I'm used to the long and marshy beaches of the U.S. east coast, with smooth sand shading to dune grass and curving lines of breakers drawing out the shape of the land into the blue water. But Cornwall is altogether different.

The land is a green quilt of fields fallow and ripe, squares edged with centuries-old stone walls now overgrown with gorse, thick and impenetrable. These arc and swoop into hills and valleys of surprising steepness, coiled with tiny narrow roads ("Do not fear me!") and ancient-looking stone farmhouses.

When we were there the weather was unseasonably good: blue skies and high distant clouds, and the clear seawater shone turquoise in the rare sun. The shore is scalloped into headlands and detached islands, knife-edged ridges dipping down into the vertical as they become cliffs above rock-strewn coves. A few sand beaches stretch out, particularly at low tide, and everywhere there are seagulls crying.

St. Ives is a warren of stone streets and stone buildings clustered like barnacles on one of these sloping hillsides, fronted with a natural harbor which, at low tide, is dotted with fishing boats grounded on the wet sand.

And oh the town must have secrets. Smugglers, pirates, revolutionaries, adulterers, criminals, honest laborers, fishermen, mad artists. I looked at the buildings, many of them painted a blinding white through which the rough-hewn stones stood clear, and imagined basements and secret passageways, sea caves, minnows darting like silver light through long-submerged skulls.

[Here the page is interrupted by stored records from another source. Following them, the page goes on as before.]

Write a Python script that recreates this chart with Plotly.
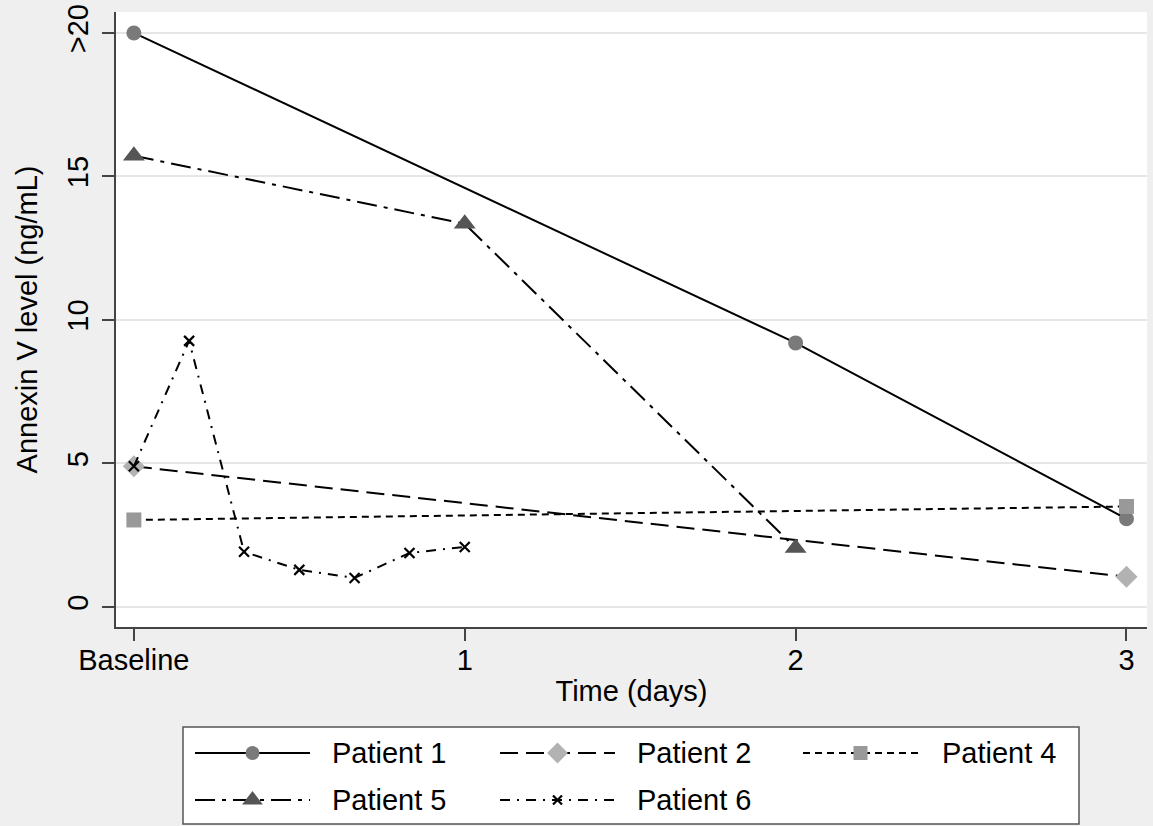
import plotly.graph_objects as go

# ---- data ----
time_p1 = [0, 2, 3]
p1 = [20.0, 9.2, 3.07]
time_p2 = [0, 3]
p2 = [4.9, 1.05]
time_p4 = [0, 3]
p4 = [3.03, 3.5]
time_p5 = [0, 1, 2]
p5 = [15.72, 13.35, 2.05]
time_p6 = [0, 0.167, 0.333, 0.5, 0.667, 0.833, 1.0]
p6 = [4.9, 9.27, 1.92, 1.29, 1.01, 1.88, 2.09]

x_tickvals = [0, 1, 2, 3]
x_ticktext = ["Baseline", "1", "2", "3"]
y_tickvals = [0, 5, 10, 15, 20]
y_ticktext = ["0", "5", "10", "15", ">20"]

series_names = ["Patient 1", "Patient 2", "Patient 4", "Patient 5", "Patient 6"]

W, H = 1153, 826
FONT = "Liberation Sans, Arial, Helvetica, sans-serif"
BG = "#efefef"
FS = 29

styles = {
    "Patient 1": dict(dash="solid", symbol="circle", size=15, color="#7a7a7a", mline=0),
    "Patient 2": dict(dash="18px,8px", symbol="diamond", size=17, color="#b2b2b2", mline=0),
    "Patient 4": dict(dash="7px,5px", symbol="square", size=15, color="#999999", mline=0),
    "Patient 5": dict(dash="20px,7px,4px,7px", symbol="triangle-up", size=19, color="#555555", mline=0),
    "Patient 6": dict(dash="10px,7px,2px,7px", symbol="x-thin", size=10, color="#000000", mline=2.2),
}
data = {
    "Patient 1": (time_p1, p1),
    "Patient 2": (time_p2, p2),
    "Patient 4": (time_p4, p4),
    "Patient 5": (time_p5, p5),
    "Patient 6": (time_p6, p6),
}

# plot area in pixels
PL, PR, PT, PB = 116, 1147, 12, 627

fig = go.Figure()

for name in series_names:
    t, v = data[name]
    s = styles[name]
    fig.add_trace(go.Scatter(
        x=t, y=v, mode="lines+markers", name=name, showlegend=False,
        line=dict(color="black", width=2, dash=s["dash"]),
        marker=dict(symbol=s["symbol"], size=s["size"], color=s["color"],
                    line=dict(width=s["mline"], color="black")),
        xaxis="x", yaxis="y", cliponaxis=False,
    ))

# ---- custom Stata-like legend, drawn on a pixel-coordinate helper axis ----
legend_pos = {
    "Patient 1": (195, 310, 753, 330),
    "Patient 2": (500, 615, 753, 635),
    "Patient 4": (803, 918, 753, 940),
    "Patient 5": (195, 310, 800, 330),
    "Patient 6": (500, 615, 800, 635),
}
annotations = []
for name in series_names:
    x0, x1, yy, tx = legend_pos[name]
    s = styles[name]
    fig.add_trace(go.Scatter(
        x=[x0, x1], y=[yy, yy], mode="lines", showlegend=False,
        line=dict(color="black", width=2, dash=s["dash"]),
        xaxis="x2", yaxis="y2", hoverinfo="skip",
    ))
    fig.add_trace(go.Scatter(
        x=[(x0 + x1) / 2], y=[yy], mode="markers", showlegend=False,
        marker=dict(symbol=s["symbol"], size=s["size"] - 1, color=s["color"],
                    line=dict(width=s["mline"], color="black")),
        xaxis="x2", yaxis="y2", hoverinfo="skip",
    ))
    annotations.append(dict(
        x=tx, y=yy, xref="x2", yref="y2", text=name, showarrow=False,
        xanchor="left", yanchor="middle", font=dict(size=FS, color="black", family=FONT),
    ))

shapes = [
    dict(type="rect", xref="paper", yref="paper",
         x0=PL / W, x1=PR / W, y0=1 - PB / H, y1=1 - PT / H,
         fillcolor="white", line=dict(width=0), layer="below"),
    dict(type="rect", xref="paper", yref="paper",
         x0=183 / W, x1=1079 / W, y0=1 - 824 / H, y1=1 - 727 / H,
         fillcolor="white", line=dict(width=1.5, color="#555555"), layer="below"),
]

fig.update_layout(
    width=W, height=H,
    margin=dict(l=0, r=0, t=0, b=0, autoexpand=False),
    paper_bgcolor=BG, plot_bgcolor="rgba(0,0,0,0)",
    font=dict(family=FONT, size=FS, color="black"),
    showlegend=False,
    shapes=shapes,
    annotations=annotations,
    xaxis=dict(
        domain=[PL / W, PR / W], range=[-0.054, 3.062],
        tickvals=x_tickvals, ticktext=x_ticktext,
        ticks="outside", ticklen=12, tickwidth=1.5, tickcolor="#444444",
        showline=True, linecolor="#444444", linewidth=1.5,
        showgrid=False, zeroline=False, automargin=False,
        tickfont=dict(size=FS), ticklabelstandoff=-6,
        title=dict(text="Time (days)", font=dict(size=FS), standoff=6),
        anchor="y",
    ),
    yaxis=dict(
        domain=[1 - PB / H, 1 - PT / H], range=[-0.70, 20.73],
        tickvals=y_tickvals, ticktext=y_ticktext, tickangle=-90,
        ticks="outside", ticklen=12, tickwidth=1.5, tickcolor="#444444",
        showline=True, linecolor="#444444", linewidth=1.5,
        showgrid=True, gridcolor="#e6e6e6", gridwidth=2, zeroline=False,
        automargin=False,
        tickfont=dict(size=FS), ticklabelstandoff=3,
        title=dict(text="Annexin V level (ng/mL)", font=dict(size=FS), standoff=16),
        anchor="x",
    ),
    xaxis2=dict(domain=[0, 1], range=[0, W], visible=False, showgrid=False,
                zeroline=False, anchor="y2", fixedrange=True, automargin=False),
    yaxis2=dict(domain=[0, 1], range=[H, 0], visible=False, showgrid=False,
                zeroline=False, anchor="x2", fixedrange=True, automargin=False),
)

fig.write_html(
    "out.html",
    config={"displayModeBar": False},
    post_script="document.body.style.margin='0';document.body.style.padding='0';",
)
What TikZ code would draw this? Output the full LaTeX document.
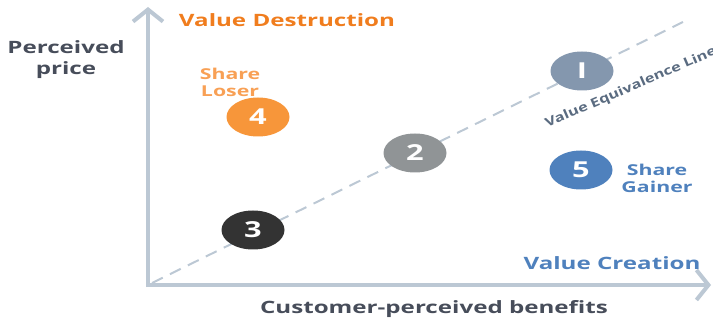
\documentclass[tikz,border=0pt]{standalone}
\usepackage{fontspec}
\setmainfont{Open Sans}
\usetikzlibrary{arrows.meta,shapes.geometric}
\definecolor{axisc}{HTML}{BCC8D4}
\definecolor{darktxt}{HTML}{474D5A}
\definecolor{orangeA}{HTML}{F07D1E}
\definecolor{orangeB}{HTML}{F8A055}
\definecolor{orangeC}{HTML}{F7963A}
\definecolor{blueA}{HTML}{4F81BD}
\definecolor{slate}{HTML}{8497AE}
\definecolor{grayc}{HTML}{909496}
\definecolor{darkc}{HTML}{333333}
\definecolor{linetxt}{HTML}{5A6B80}
\begin{document}
\begin{tikzpicture}[x=1pt,y=-1pt,
  lbl/.style={font=\fontsize{17}{21}\selectfont\bfseries, align=center, xscale=1.42, transform shape, inner sep=0pt},
  smalllbl/.style={font=\fontsize{15}{17}\selectfont\bfseries, align=center, xscale=1.42, transform shape, inner sep=0pt},
  dot/.style={ellipse, minimum width=63pt, minimum height=39pt, inner sep=0pt, text=white,
    font=\fontsize{22}{22}\selectfont\bfseries},
  axis/.style={line width=4.5pt, draw=axisc, -{Straight Barb[length=12pt, width=30pt, line width=4pt]}}
]
\useasboundingbox (0,0) rectangle (713,320);
\coordinate (O) at (148,285);
\coordinate (Ytop) at (148,7);
\coordinate (Xend) at (711,285);
\coordinate (Ls) at (152,283);
\coordinate (Le) at (683,22);
\draw[axis, line cap=butt] (148,287.2) -- (Ytop);
\draw[axis] (O) -- (Xend);
\draw[axisc, line width=2pt, dash pattern=on 12pt off 8pt] (Ls) -- (Le);

\node[dot, fill=slate] (n1) at (582,71) {\scalebox{1.4}[1]{I}};
\node[dot, fill=grayc] (n2) at (415,153) {\scalebox{1.4}[1]{2}};
\node[dot, fill=darkc] (n3) at (253,230) {\scalebox{1.4}[1]{3}};
\node[dot, fill=orangeC] (n4) at (258,117) {\scalebox{1.4}[1]{4}};
\node[dot, fill=blueA] (n5) at (581,170) {\scalebox{1.4}[1]{5}};

\node[lbl, text=orangeA] (vd) at (287,20) {Value Destruction};
\node[lbl, text=darktxt] (pp) at (66,60) {Perceived\\price};
\node[smalllbl, text=orangeB] (sl) at (230,82) {Share\\Loser};
\node[smalllbl, text=blueA] (sg) at (657,178) {Share\\Gainer};
\node[lbl, text=blueA] (vc) at (612,263) {Value Creation};
\node[lbl, text=darktxt] (cb) at (434,309) {Customer-perceived benefits};
\node[font=\fontsize{12.5}{14}\selectfont\bfseries, text=linetxt, inner sep=0pt, rotate=23.5, xscale=1.3, transform shape] (vel) at (631,88) {Value Equivalence Line};
\end{tikzpicture}
\end{document}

Where people have lived for thousands of years, where their bones fill the ground and the strength of their faith built churches that still stand, green-shouldered with moss, over the town; where gulls call and the high wind bends grass over the edges of cliffs; where sailors and fishermen tend nets and feel the rough waves slide under their patched boats ... there are stories.